Reverse logistics network design and planning utilizing conditional value at risk

Nowadays, due to some social, legal, and economical reasons, dealing with reverse supply chain is an unavoidable issue in many industries. Besides, regarding real-world volatile parameters, lead us to use stochastic optimization techniques. In location–allocation type of problems (such as the presented design and planning one), two-stage stochastic optimization techniques are the most appropriate and popular approaches. Nevertheless, traditional two-stage stochastic programming is risk neutral, which considers the expectation of random variables in its objective function. In this paper, a risk-averse two-stage stochastic programming approach is considered in order to design and planning a reverse supply chain network.
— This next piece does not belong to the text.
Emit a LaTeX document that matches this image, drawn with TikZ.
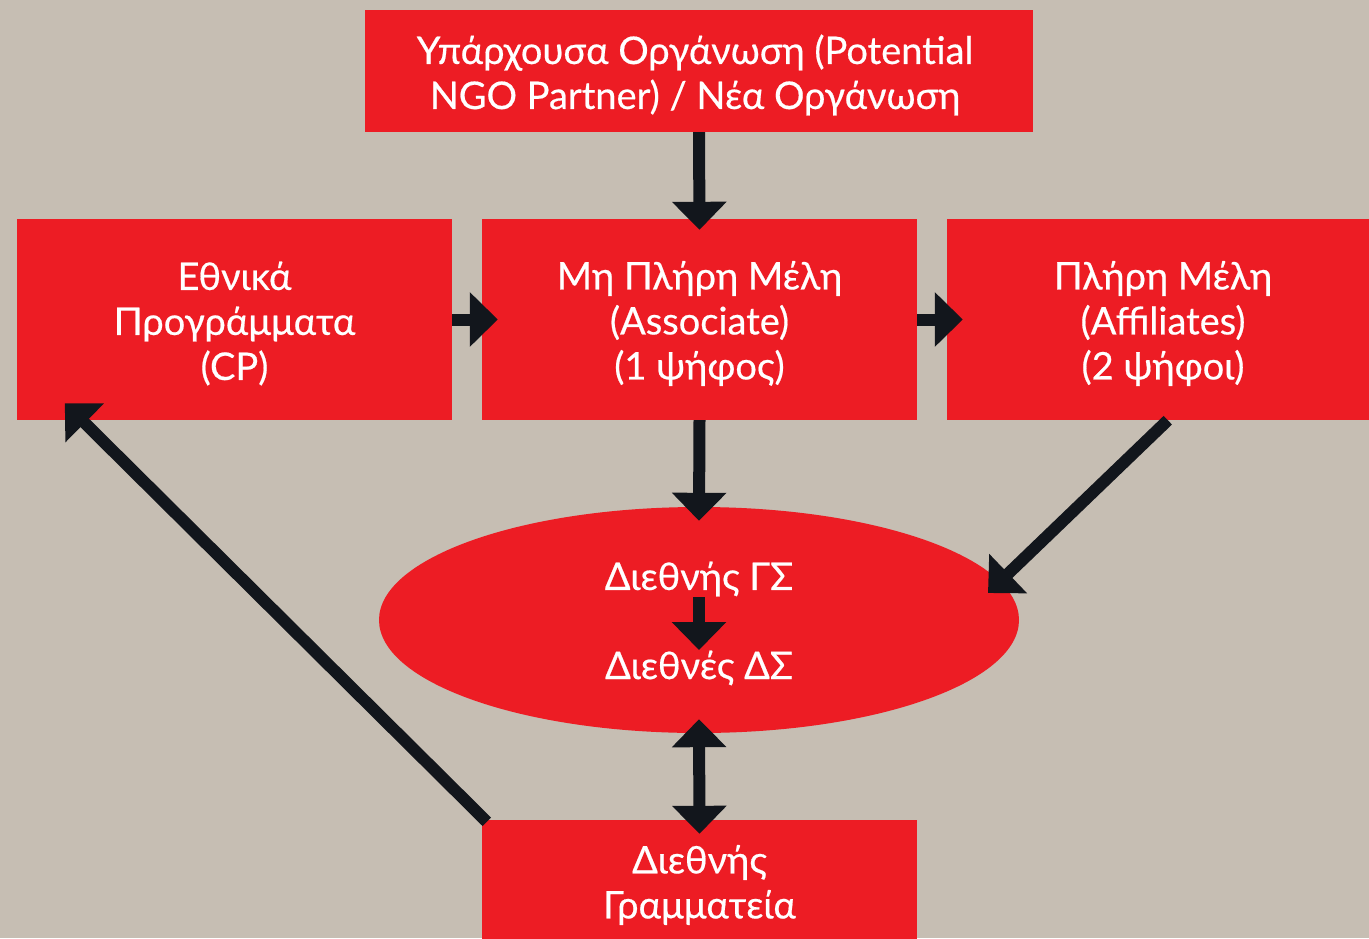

We specify the conditional value at risk (CVaR) as a risk evaluator, which is a linear, convex, and mathematically well-behaved type of risk measure. We first consider return amounts and prices of second products as two stochastic parameters. Then, the optimum point is achieved in a two-stage stochastic structure regarding a mean-risk (mean-CVaR) objective function. Appropriate numerical examples are designed, and solved in order to compare the classical versus the proposed approach. We comprehensively discuss about the effectiveness of incorporating a risk measure in a two-stage stochastic model. The results prove the capabilities and acceptability of the developed risk-averse approach and the affects of risk parameters in the model behavior.